One of the city’s bigger redevelopment efforts, Hahn Street, is close to going out for requests for proposals from developers.

The mayoral candidate said he doesn’t want to limit the creativity of developers, but that he would prefer condos over rental apartments for the residential portion of what will likely be a mixed-use building at Hahn Street.

At the other major development project in Elmhurst, Addison Street, Morley said he wants to see more fine-print details of the six-story option before he decides between that and the four-story proposal.

Closed City Council meetings about the development in September violated the Open Meetings Act, according to the Illinois Attorney General’s Office, and Morley said he thinks the council needs more training on the law.

“If the attorney general said we stepped over the line, then the council as a whole stepped over the line,” he said. “We all took the class online about the Open Meetings Act. Well, obviously we need more training.”

Morley described himself as a consensus maker.

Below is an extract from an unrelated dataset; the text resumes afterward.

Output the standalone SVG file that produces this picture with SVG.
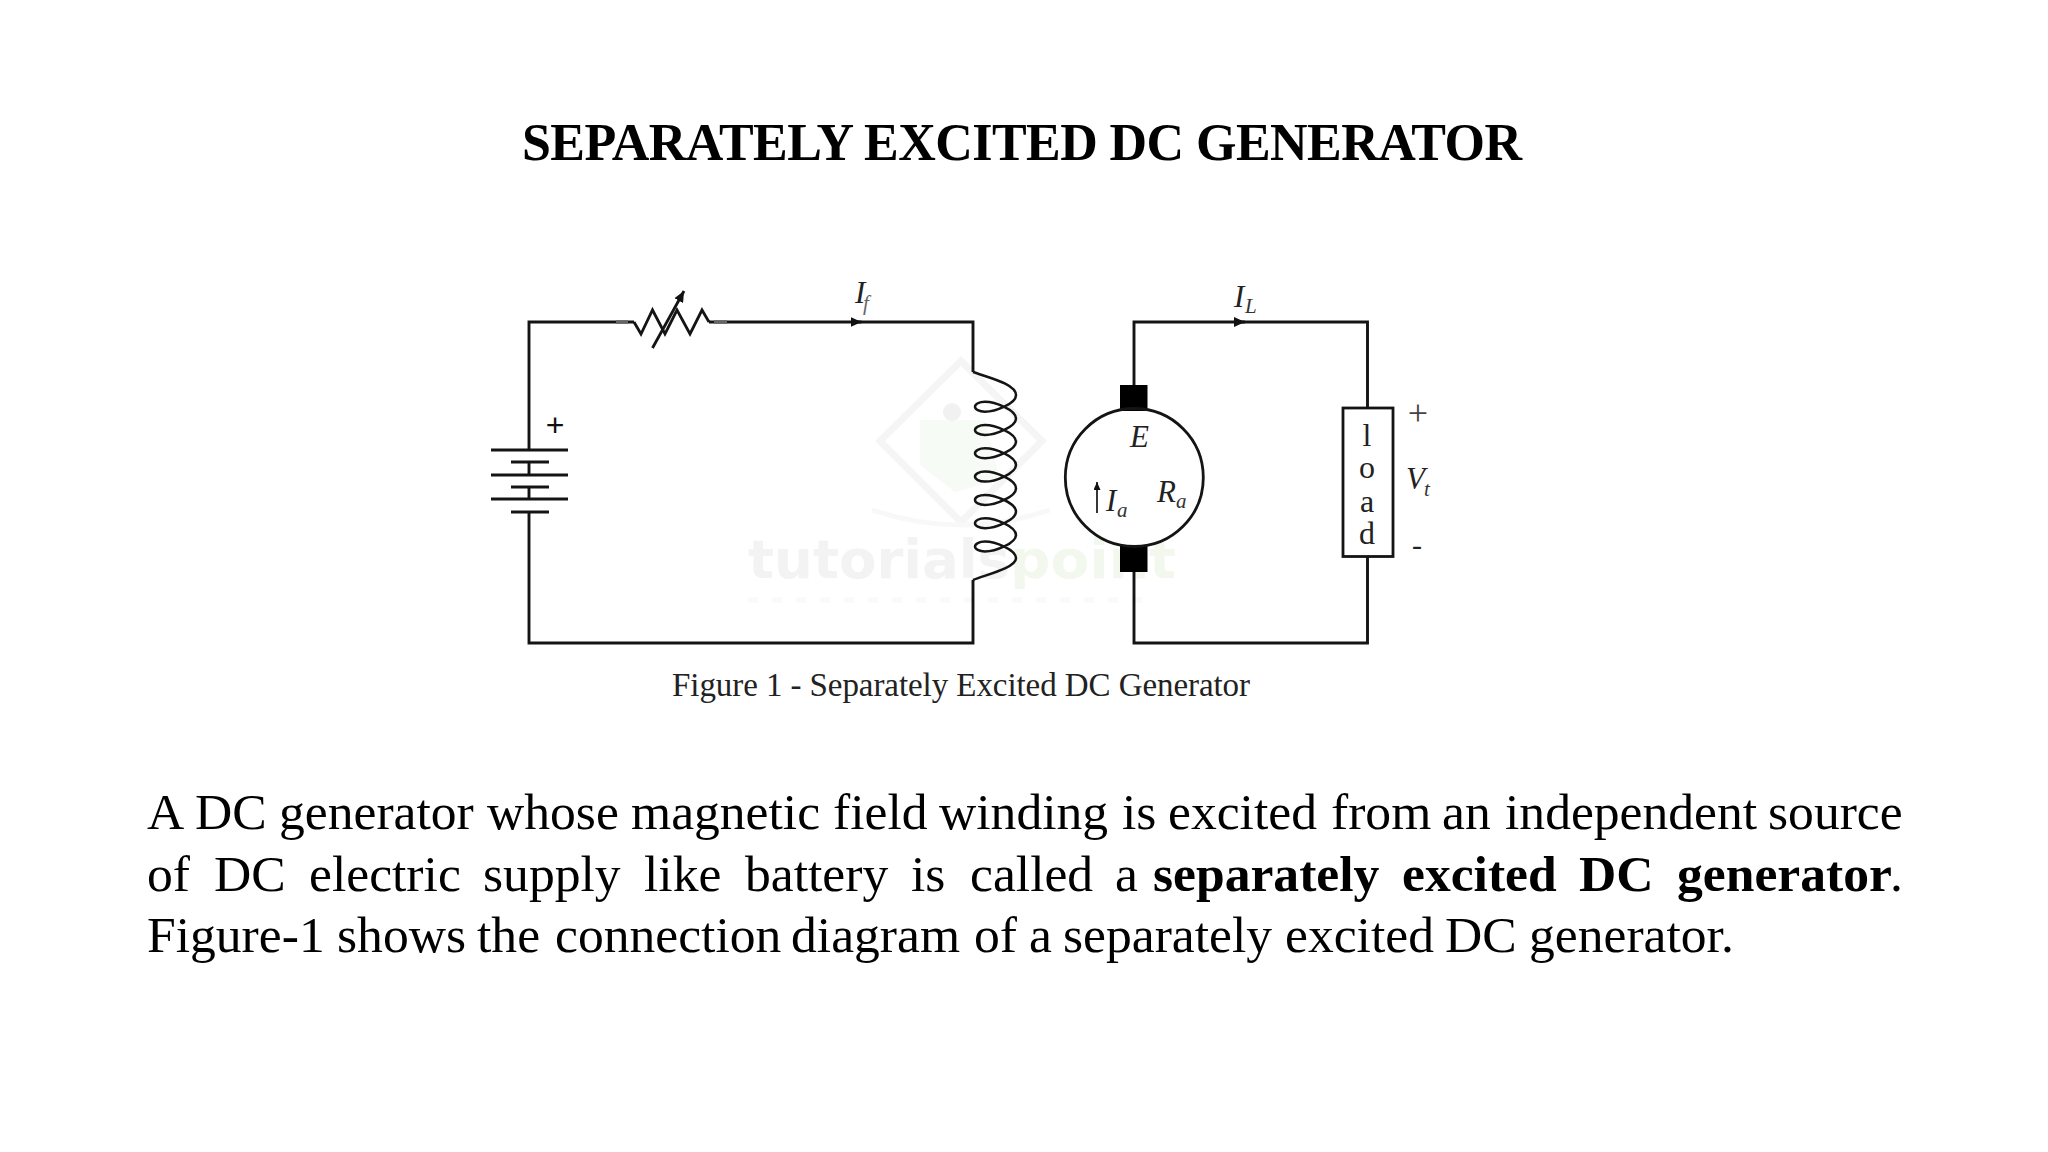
<svg xmlns="http://www.w3.org/2000/svg" width="2048" height="1152" viewBox="0 0 2048 1152">
<style>
text{font-family:"Liberation Serif","Times New Roman",serif;fill:#000}
.body{font-size:51.6px}
.b{font-weight:bold}
.i{font-style:italic;font-size:31px;fill:#222}
.s{font-style:italic;font-size:21px;fill:#333}
.w{fill:none;stroke:#141414;stroke-width:2.9;stroke-linejoin:miter}
.t{fill:none;stroke:#141414;stroke-width:2.8}
.c{fill:none;stroke:#141414;stroke-width:2.5}
.ld{font-size:32px;text-anchor:middle;fill:#222}
.wm{font-family:"DejaVu Sans",sans-serif;font-weight:bold;font-size:53px}
</style>
<defs>
<marker id="ah" markerUnits="userSpaceOnUse" markerWidth="12" markerHeight="10" refX="11" refY="5" orient="auto"><path d="M0 0L11 5L0 10Z" fill="#111"/></marker>
<marker id="ahs" markerUnits="userSpaceOnUse" markerWidth="9" markerHeight="7" refX="8" refY="3.5" orient="auto"><path d="M0 0L8 3.5L0 7Z" fill="#111"/></marker>
</defs>
<rect width="2048" height="1152" fill="#fff"/>
<g id="watermark">
<path d="M961 361L1042 441L961 522L880 441Z" fill="none" stroke="#f5f5f5" stroke-width="7"/>
<path d="M920 420L985 420L1000 480L955 492L920 465Z" fill="#f7fbf5"/>
<circle cx="952" cy="412" r="9" fill="#f1f1f1"/>
<path d="M872 510Q961 540 1050 510" fill="none" stroke="#f8f8f8" stroke-width="5"/>
<text class="wm" x="748" y="578" style="fill:#f3f3f3" textLength="262" lengthAdjust="spacingAndGlyphs">tutorials</text>
<text class="wm" x="1010" y="578" style="fill:#f2f8ee" textLength="166" lengthAdjust="spacingAndGlyphs">point</text>
<path d="M748 600H1150" fill="none" stroke="#fafafa" stroke-width="6" stroke-dasharray="10 14"/>
</g>
<text id="title" class="b" x="522" y="160" font-size="52" textLength="1000" lengthAdjust="spacing">SEPARATELY EXCITED DC GENERATOR</text>
<g id="connectors">
<path class="w" d="M529 450V322H634"/>
<path class="w" d="M709 322H973V372"/>
<path class="w" d="M973 580V643H529V512"/>
<path class="w" d="M1134 385V322H1367.5V408"/>
<path class="w" d="M1367.5 556V643H1134V571"/>
<path class="w" d="M851 322H861.5" marker-end="url(#ah)"/>
<path class="w" d="M1234 322H1245" marker-end="url(#ah)"/>
<path d="M616 322H628M714 322H727" fill="none" stroke="#666" stroke-width="3.6"/>
</g>
<g id="variable-resistor">
<path class="t" d="M634 322L641 334L652.5 310L665 334L677 310L690 334L702 310L709 322"/>
<path class="t" d="M652.5 348L684 291" marker-end="url(#ah)"/>
</g>
<g id="battery">
<path class="w" d="M491 450H568M511 462H549M491 475H568M511 487H549M491 499H568M511 512H549M529 462V475M529 487V499"/>
<text x="555" y="436" font-size="32" text-anchor="middle" style="font-family:'Liberation Sans',sans-serif;fill:#111">+</text>
</g>
<g id="field-coil">
<path class="c" d="M973 372C990 378 1016 384 1016 395.2 c0 8.5 -21 16.5 -31 16.5 c-6 0 -10 -2.5 -10 -5 c0 -2.5 4 -5 10 -5 c10 0 31 8 31 16.8 c0 8.5 -21 16.5 -31 16.5 c-6 0 -10 -2.5 -10 -5 c0 -2.5 4 -5 10 -5 c10 0 31 8 31 16.8 c0 8.5 -21 16.5 -31 16.5 c-6 0 -10 -2.5 -10 -5 c0 -2.5 4 -5 10 -5 c10 0 31 8 31 16.8 c0 8.5 -21 16.5 -31 16.5 c-6 0 -10 -2.5 -10 -5 c0 -2.5 4 -5 10 -5 c10 0 31 8 31 16.8 c0 8.5 -21 16.5 -31 16.5 c-6 0 -10 -2.5 -10 -5 c0 -2.5 4 -5 10 -5 c10 0 31 8 31 16.8 c0 8.5 -21 16.5 -31 16.5 c-6 0 -10 -2.5 -10 -5 c0 -2.5 4 -5 10 -5 c10 0 31 8 31 16.8 c0 8.5 -21 16.5 -31 16.5 c-6 0 -10 -2.5 -10 -5 c0 -2.5 4 -5 10 -5 c10 0 31 8 31 16.8 C1016 568 985 575 973 580"/>
</g>
<g id="armature">
<rect x="1120" y="385" width="27.5" height="26" fill="#000"/>
<rect x="1120" y="545" width="27.5" height="27" fill="#000"/>
<circle cx="1134.3" cy="477.5" r="69" class="t"/>
<text class="i" x="1130" y="447">E</text>
<path d="M1097 513V482" stroke="#222" stroke-width="1.8" fill="none" marker-end="url(#ahs)"/>
<text class="i" x="1106" y="511">I</text><text class="s" x="1117" y="517">a</text>
<text class="i" x="1157" y="502">R</text><text class="s" x="1176" y="508">a</text>
</g>
<g id="load">
<rect class="t" x="1343" y="408" width="50" height="148.5"/>
<text class="ld" x="1367" y="446">l</text>
<text class="ld" x="1367" y="478">o</text>
<text class="ld" x="1367" y="511.5">a</text>
<text class="ld" x="1367" y="544">d</text>
</g>
<g id="labels">
<text class="i" x="855" y="303">I</text><text class="s" x="863" y="310" style="fill:#666">f</text>
<text class="i" x="1234" y="307">I</text><text class="s" x="1245" y="313">L</text>
<text x="1418" y="425" font-size="36" text-anchor="middle" style="fill:#444">+</text>
<text class="i" x="1406" y="489">V</text><text class="s" x="1424" y="496">t</text>
<text x="1417" y="555" font-size="30" text-anchor="middle" style="fill:#222">-</text>
</g>
<text id="caption" x="672" y="696" font-size="33" textLength="578" lengthAdjust="spacing" style="fill:#222">Figure 1 - Separately Excited DC Generator</text>
<g id="paragraph">
<text class="body" y="829"><tspan x="147">A</tspan> <tspan x="195">DC</tspan> <tspan x="279">generator</tspan> <tspan x="487">whose</tspan> <tspan x="631">magnetic</tspan> <tspan x="833">field</tspan> <tspan x="939">winding</tspan> <tspan x="1122">is</tspan> <tspan x="1168">excited</tspan> <tspan x="1331">from</tspan> <tspan x="1442">an</tspan> <tspan x="1505">independent</tspan> <tspan x="1768">source</tspan></text>
<text class="body" y="891"><tspan x="147">of</tspan> <tspan x="214">DC</tspan> <tspan x="309">electric</tspan> <tspan x="483">supply</tspan> <tspan x="644">like</tspan> <tspan x="745">battery</tspan> <tspan x="911">is</tspan> <tspan x="970">called</tspan> <tspan x="1115">a</tspan> <tspan class="b" x="1153">separately</tspan> <tspan class="b" x="1402">excited</tspan> <tspan class="b" x="1579">DC</tspan> <tspan class="b" x="1677">generator</tspan><tspan x="1890">.</tspan></text>
<text class="body" y="952"><tspan x="147">Figure-1</tspan> <tspan x="337">shows</tspan> <tspan x="477">the</tspan> <tspan x="555">connection</tspan> <tspan x="791">diagram</tspan> <tspan x="974">of</tspan> <tspan x="1029">a</tspan> <tspan x="1063">separately</tspan> <tspan x="1285">excited</tspan> <tspan x="1445">DC</tspan> <tspan x="1529">generator.</tspan></text>
</g>
</svg>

He pointed to the hiring freeze he proposed that went into effect during the gap between former longtime City Manager Tom Borchert’s departure and the arrival of new City Manager Jim Grabowski in 2011.

“And that allowed for, in my opinion, a smooth transition from the city manager who had been there for 28 years to somebody who was coming in,” he said.

Morley also listed the city’s recent electricity aggregation as an accomplishment during his aldermanic tenure. Aggregation allowed the city to bundle residents’ electricity accounts and shop for a new provider, which now saves residents and businesses about $4.2 million a year.

As far as city infrastructure, Morley said the stormwater and sewer systems would be a top priority.

“There are parts of our system that are over 100 years old,” he said. “Property values, insurance, cleanup — whether your home flooded or not, everybody’s touched by that.”

He expressed frustration with how long that plan has taken to emerge since the city hired consultants in 2010. City task forces have since made their recommendations to a city committee, which is analyzing the myriad solutions.

“But we’re talking about solutions and ideas that cost tens of millions of dollars, and we don’t want to rush into it,” he said.